╭─ Extracted data

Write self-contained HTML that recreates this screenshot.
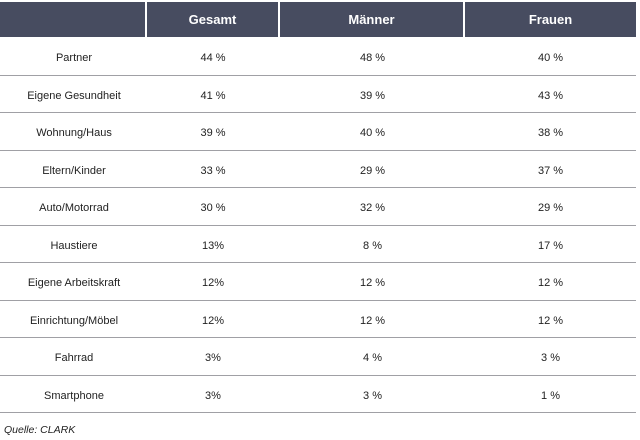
<!DOCTYPE html>
<html><head><style>
body{margin:0;width:640px;height:440px;background:#fff;font-family:"Liberation Sans",sans-serif;position:relative;overflow:hidden}
.h{position:absolute;top:2px;height:35px;background:#474c60;color:#fff;font-weight:bold;font-size:13px;line-height:35px;text-align:center}
.r{position:absolute;left:0;width:636px;height:37.5px;border-bottom:1.5px solid #a0a0a5;box-sizing:border-box;font-size:11px;color:#222}
.r span{position:absolute;top:0;line-height:40px;text-align:center}
.a{left:2px;width:144px}.b{left:147px;width:132px}.c{left:281px;width:183px}.d{left:465px;width:171px}
.q{position:absolute;left:4px;top:424px;font-size:10.5px;font-style:italic;color:#222}
</style></head><body>
<div class="h" style="left:0;width:145px"></div>
<div class="h" style="left:147px;width:131px">Gesamt</div>
<div class="h" style="left:280px;width:183px">Männer</div>
<div class="h" style="left:465px;width:171px">Frauen</div>
<div class="r" style="top:38px"><span class="a">Partner</span><span class="b">44 %</span><span class="c">48 %</span><span class="d">40 %</span></div>
<div class="r" style="top:75.5px"><span class="a">Eigene Gesundheit</span><span class="b">41 %</span><span class="c">39 %</span><span class="d">43 %</span></div>
<div class="r" style="top:113px"><span class="a">Wohnung/Haus</span><span class="b">39 %</span><span class="c">40 %</span><span class="d">38 %</span></div>
<div class="r" style="top:150.5px"><span class="a">Eltern/Kinder</span><span class="b">33 %</span><span class="c">29 %</span><span class="d">37 %</span></div>
<div class="r" style="top:188px"><span class="a">Auto/Motorrad</span><span class="b">30 %</span><span class="c">32 %</span><span class="d">29 %</span></div>
<div class="r" style="top:225.5px"><span class="a">Haustiere</span><span class="b">13%</span><span class="c">8 %</span><span class="d">17 %</span></div>
<div class="r" style="top:263px"><span class="a">Eigene Arbeitskraft</span><span class="b">12%</span><span class="c">12 %</span><span class="d">12 %</span></div>
<div class="r" style="top:300.5px"><span class="a">Einrichtung/Möbel</span><span class="b">12%</span><span class="c">12 %</span><span class="d">12 %</span></div>
<div class="r" style="top:338px"><span class="a">Fahrrad</span><span class="b">3%</span><span class="c">4 %</span><span class="d">3 %</span></div>
<div class="r" style="top:375.5px"><span class="a">Smartphone</span><span class="b">3%</span><span class="c">3 %</span><span class="d">1 %</span></div>
<div class="q">Quelle: CLARK</div>
</body></html>
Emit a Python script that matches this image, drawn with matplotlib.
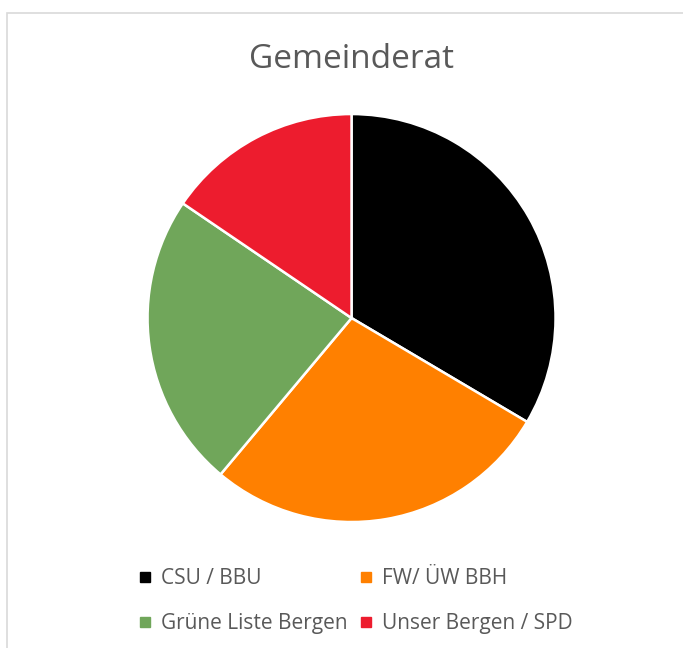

╰─

*Do this:* Say how many lines of the data hold the string "that". Reply with the number alone.

*Answer to the task:* 2